In the optical communications industry, a large number of single-mode optical fibers are used to meet the G.652 standard. The core diameter is about 9um. The light that can be transmitted stably in this optical fiber fills the entire core. Observed from the cross-section, The intensity of the light is distributed in a Gaussian function: the center is strong and the edges are weak. The indicator for measuring the size of the light field on this section is the mode field diameter, which is about 9um. The mode field diameters of light of different wavelengths are different.
4. What does pattern matching mean?
Mode refers to light that meets certain conditions, and mode matching means that the parameters of the incident light are exactly the same as the modes that the optical fiber can allow to transmit.
Simply put, light can be described by wavelength, amplitude, and phase.

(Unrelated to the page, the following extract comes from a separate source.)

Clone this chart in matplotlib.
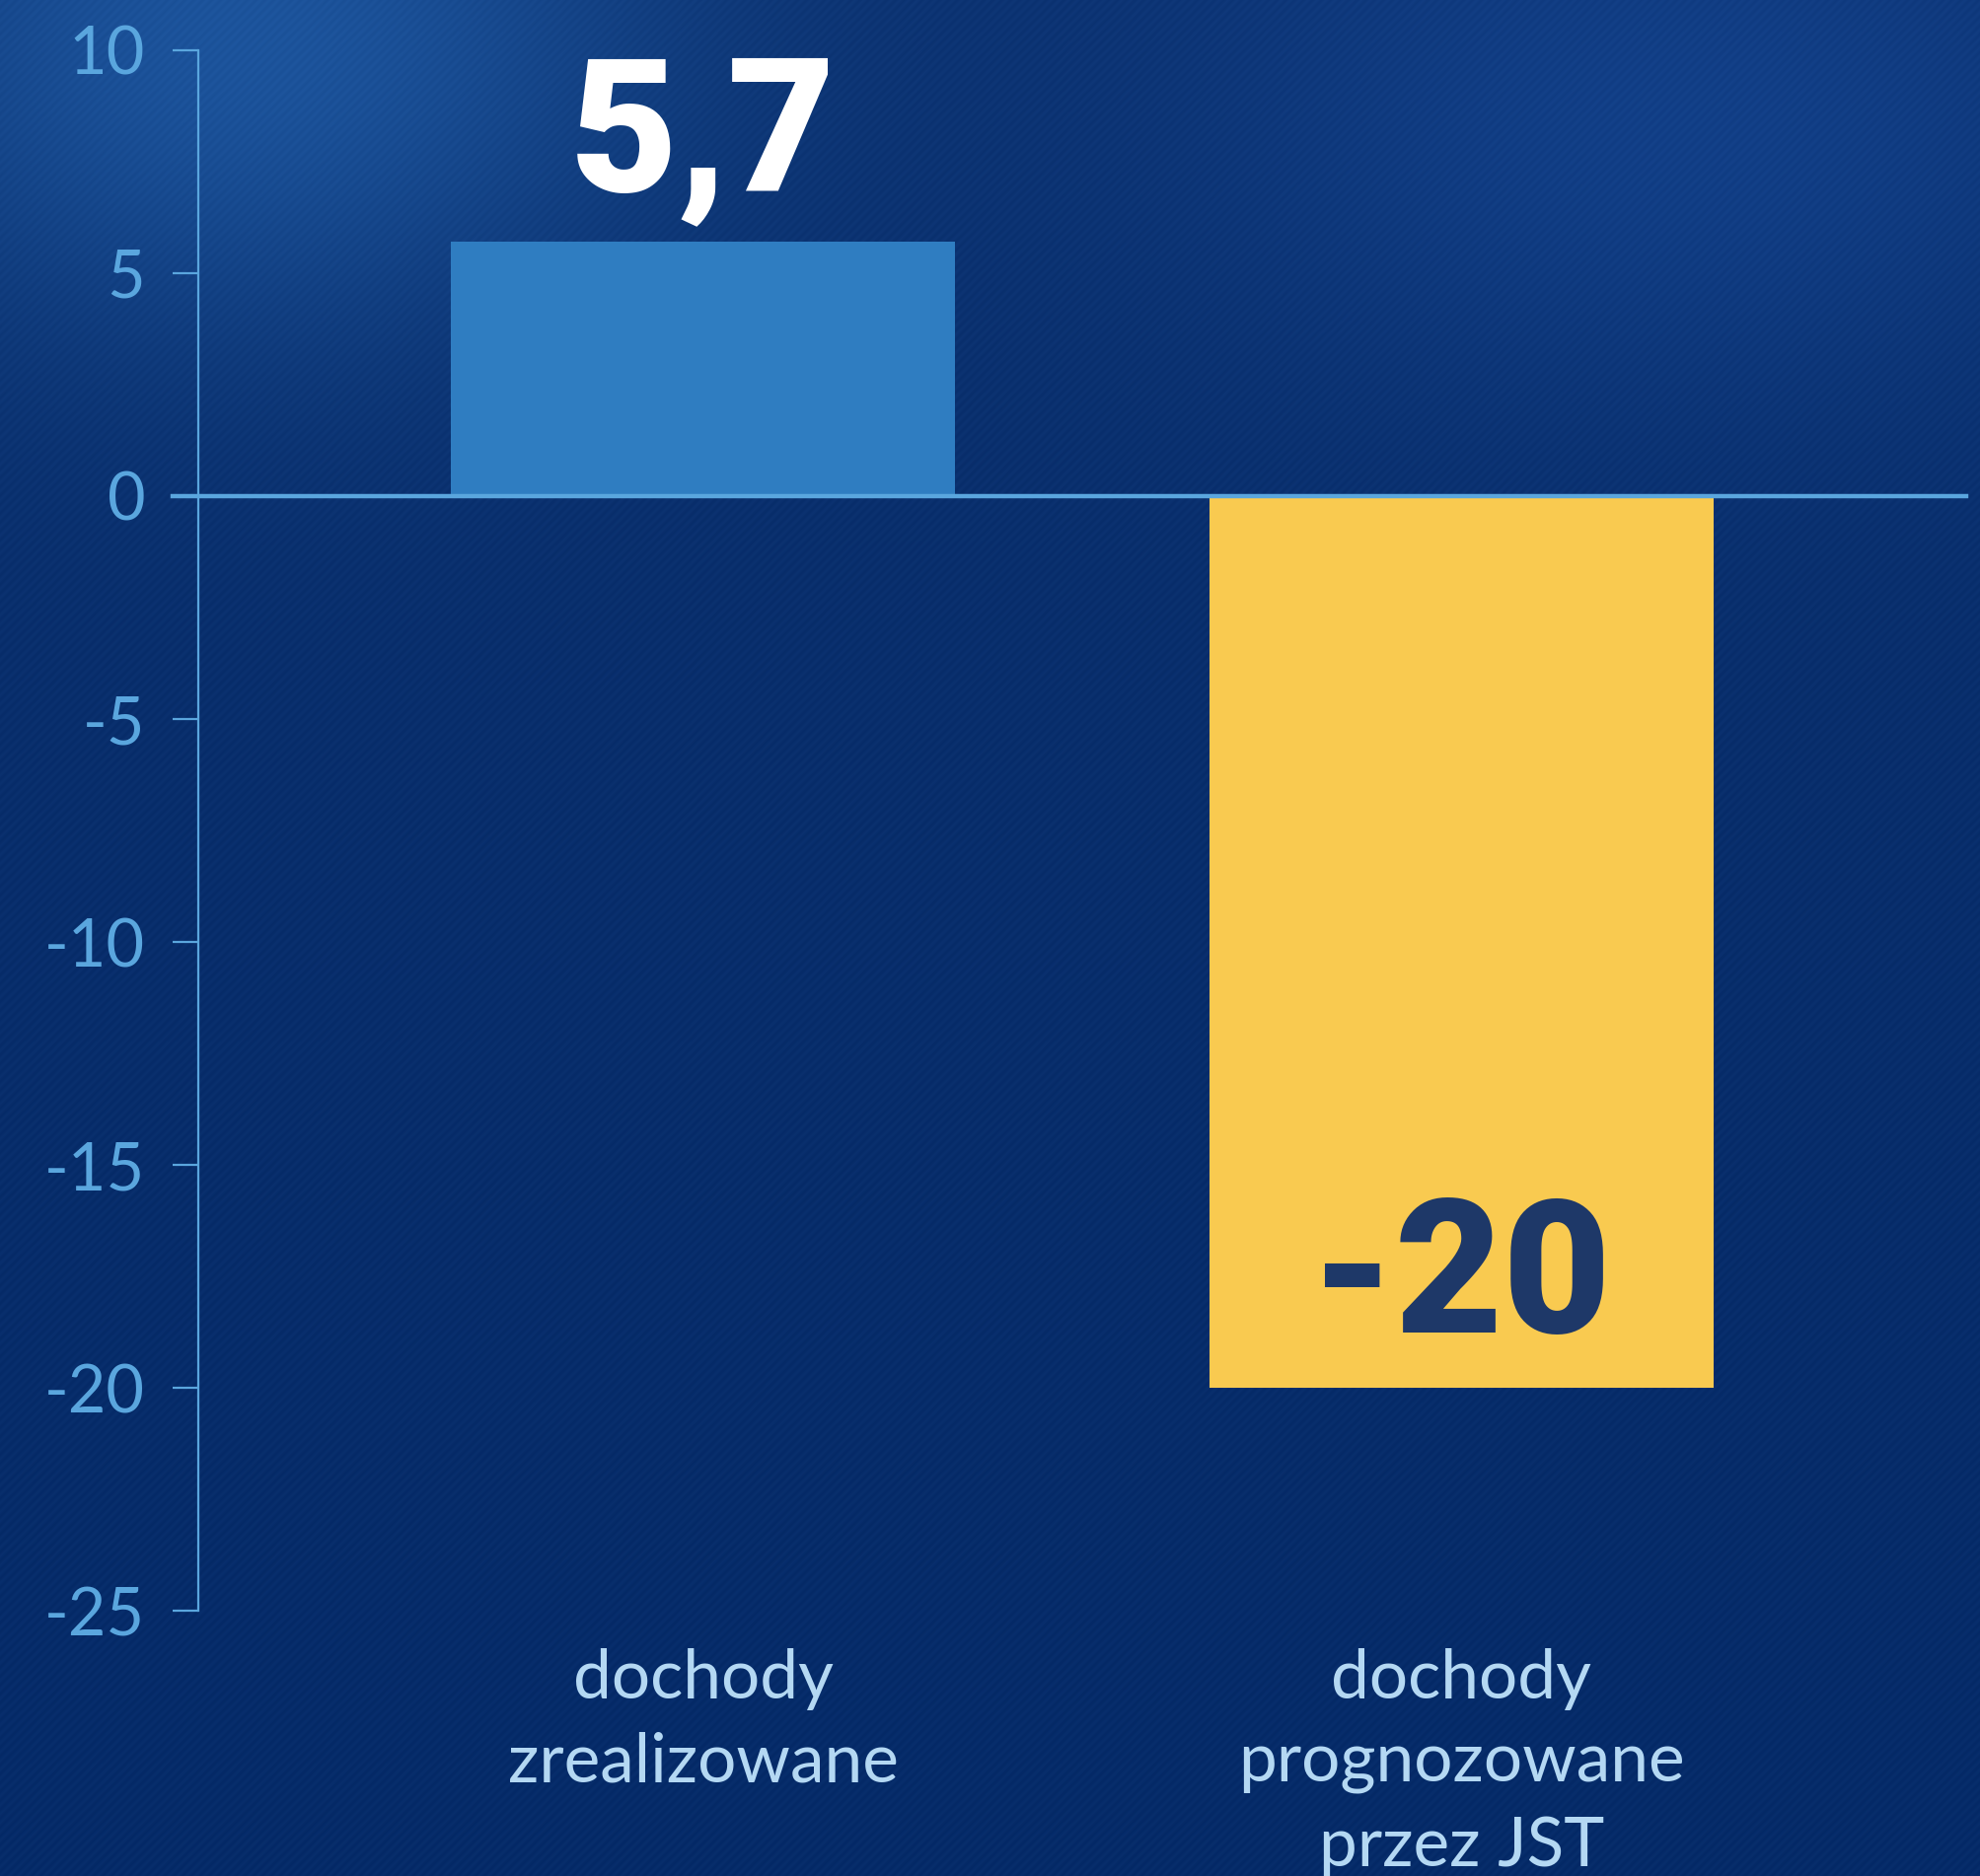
import numpy as np
import matplotlib.pyplot as plt
from matplotlib import font_manager

# data
categories = ['dochody\nzrealizowane', 'dochody\nprognozowane\nprzez JST']
values = [5.7, -20]
value_labels = ['5,7', '-20']
y_ticks = [10, 5, 0, -5, -10, -15, -20, -25]

bar_colors = ['#2f7dc1', '#f9ca50']
label_colors = ['#ffffff', '#1e3868']
axis_color = '#5aa6de'
cat_color = '#b4d8f3'

names = {f.name for f in font_manager.fontManager.ttflist}
base_font = 'Lato' if 'Lato' in names else 'DejaVu Sans'


def heaviest(fams):
    best = None
    for fam in fams:
        ws = [f.weight for f in font_manager.fontManager.ttflist
              if f.name == fam and f.style == 'normal']
        ws = [w if isinstance(w, int) else 700 for w in ws]
        if ws and max(ws) >= 800:
            return fam, max(ws)
        if ws and best is None:
            best = (fam, max(ws))
    return best or ('DejaVu Sans', 'bold')


heavy_font, heavy_weight = heaviest(['Roboto', 'Inter', 'Lato', 'Open Sans'])

W, H = 2008, 1902
fig = plt.figure(figsize=(W / 100, H / 100), dpi=100)

# background: navy gradient with soft glows and fine diagonal stripes
bg_ax = fig.add_axes([0, 0, 1, 1])
yy, xx = np.mgrid[0:H, 0:W].astype(float)
base = np.array([0.035, 0.18, 0.42])
img = np.ones((H, W, 3)) * base
glow1 = np.exp(-(((xx - 250) / 420) ** 2 + ((yy - 40) / 300) ** 2))
glow2 = np.exp(-(((xx - 1700) / 500) ** 2 + ((yy - 120) / 300) ** 2))
img += glow1[..., None] * np.array([0.07, 0.14, 0.18])
img += glow2[..., None] * np.array([0.03, 0.06, 0.10])
dark = np.clip(yy / H, 0, 1)
img -= (dark * 0.02)[..., None]
stripes = 0.5 + 0.5 * np.sin((xx + yy) * 2 * np.pi / 9.0)
img += (stripes * 0.022)[..., None] * np.array([0.6, 0.8, 1.0])
bg_ax.imshow(np.clip(img, 0, 1), aspect='auto', extent=[0, 1, 0, 1], zorder=0)
bg_ax.axis('off')

ax = fig.add_axes([0.1001, 0.1414, 0.8924, 0.8318])
ax.patch.set_alpha(0)

x = np.arange(len(values))
ax.bar(x, values, width=0.665, color=bar_colors, zorder=2)
ax.axhline(0, xmin=-0.0145, xmax=1, color=axis_color, linewidth=3.2,
           clip_on=False, zorder=3)

ax.set_xlim(-0.666, 1.666)
ax.set_ylim(-25, 10)
ax.set_yticks(y_ticks)
ax.set_yticklabels([str(t) for t in y_ticks])

for s in ['top', 'right', 'bottom']:
    ax.spines[s].set_visible(False)
ax.spines['left'].set_color(axis_color)
ax.spines['left'].set_linewidth(1.6)

ax.tick_params(axis='y', colors=axis_color, length=18.7, width=1.6, pad=20,
               labelsize=48)
for lab in ax.get_yticklabels():
    lab.set_fontfamily(base_font)

ax.set_xticks(x)
ax.set_xticklabels(categories, fontsize=50, color=cat_color,
                   fontfamily=base_font, linespacing=1.43)
ax.tick_params(axis='x', length=0, pad=27)

label_y = [8.0, -17.6]
for xi, ly, txt, col in zip(x, label_y, value_labels, label_colors):
    ax.text(xi, ly, txt, ha='center', va='center', fontsize=136,
            color=col, fontfamily=heavy_font, fontweight=heavy_weight, zorder=4)

fig.savefig('out.png', dpi=100)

To achieve high-efficiency coupling, the amplitude and phase of the incident light must be the same as the light field intensity and phase that the optical fiber can allow to transmit.
For example, to couple the laser light out of the G.652 fiber, we need a lens to transform the laser’s mode field into a light field with a diameter of 9um and a constant phase, which overlaps the fiber end face at this position.
In short, the essence of single-mode optical coupling is mode matching.
5. Optical coupling in multimode optical modules
Unlike the single-mode optical module, the optical coupling mechanism in the multi-mode optical module is more complicated, but the engineering application is simpler.
Multimode fiber can transmit many modes at the same time. For example, we used OM3 multimode fiber on a large scale, which can stably transmit hundreds of modes: in addition to the fundamental mode, there are many higher-order modes.
In a multi-mode optical module, the light source is often a multi-mode VCSEL, and its output light contains multiple modes.
From the perspective of mode matching, it seems that we need to decompose the light source into each mode, and calculate the coupling efficiency of each mode one by one, and obtain the total coupling efficiency after summarizing.
In addition, we should note that the various modes in a multimode fiber will couple with each other, and the incident light of a certain mode may also excite other modes.
Considering these factors comprehensively, the mechanism of multi-mode coupling is very complicated, but in engineering, we do not need to calculate it in this way.
Since there are many modes of multimode fiber, the wave characteristics of light are not significant. At this time, we can use geometric optics to describe and understand optical mode coupling.
Recall the description of optical fiber by geometric optics. The total reflection of incident light inside the optical fiber is the physical basis of the optical fiber light guide. Based on this, when doing multi-mode coupling, it is enough to complete two points:
- Reshape the light beam of the light source so that the numerical aperture (incident angle) is not greater than the numerical aperture (receiving angle) of the multimode fiber;
- The light spot incident on the multimode fiber after shaping needs to fall completely in the core of the fiber.
In short, we can regard the optical coupling in a multi-mode optical module as numerical aperture coordination.